- Pidana lingkungan terhadap pengurus korporasi yang kegiatannya terbukti merusak hulu hingga menimbulkan korban jiwa.
- Gugatan perdata lingkungan untuk memaksa korporasi membayar biaya pemulihan DAS yang rusak, bukan hanya santunan simbolis.
- Penerapan tindak pidana pencucian uang untuk membongkar dan menyita keuntungan dari kejahatan lingkungan.
- Sanksi administratif paling maksimal, termasuk pencabutan permanen izin usaha.
- Pemeriksaan oknum pemerintah yang diduga lalai, menyalahgunakan kewenangan, atau mengabaikan rekomendasi audit selama bertahun-tahun.
Inilah saatnya hukum tidak hanya mengejar pelaku di lapangan, tetapi juga menyentuh meja-meja kebijakan!
Dari air mata korban ke titik balik bangsa
Setiap korban yang meninggal bukan sekadar angka. Mereka adalah ayah yang sedang mencari nafkah, ibu yang menyiapkan makan, anak yang belum sempat meraih mimpi, lansia yang seharusnya menjalani sisa hidup dengan tenang.
Negara berutang pada mereka, bukan hanya belasungkawa, tetapi keadilan!
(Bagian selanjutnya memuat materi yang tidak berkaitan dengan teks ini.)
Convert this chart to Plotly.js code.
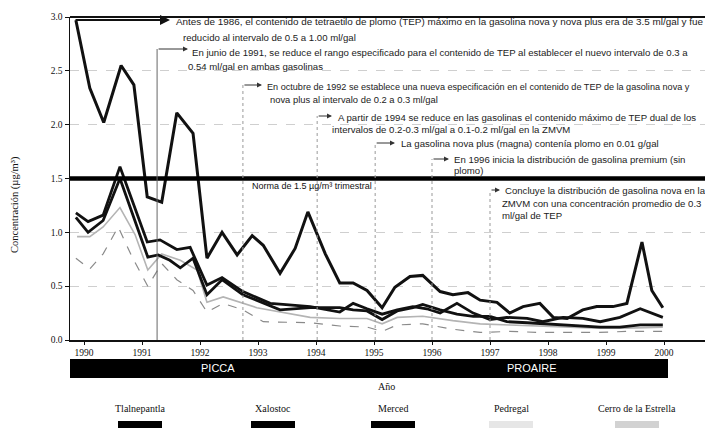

Bencana Sumatera 2025 harus menjadi titik balik, bukan sekadar lembar duka baru. Jika setelah ini hutan tetap digunduli, audit tetap diabaikan, dan hukum tetap tumpul, maka yang kita tunggu bukanlah “apakah bencana akan terulang”, tetapi kapan dan di mana.
Dua puluh tahun sudah cukup sebagai pelajaran. Sekarang waktunya negara membuktikan: apakah ia benar-benar berdiri di sisi rakyat, atau kembali berdamai dengan kerusakan.
Karena di hadapan korban, sejarah tidak ditulis oleh pidato, tetapi oleh keberanian untuk menghukum yang salah, memulihkan yang rusak, dan mencegah air mata berikutnya!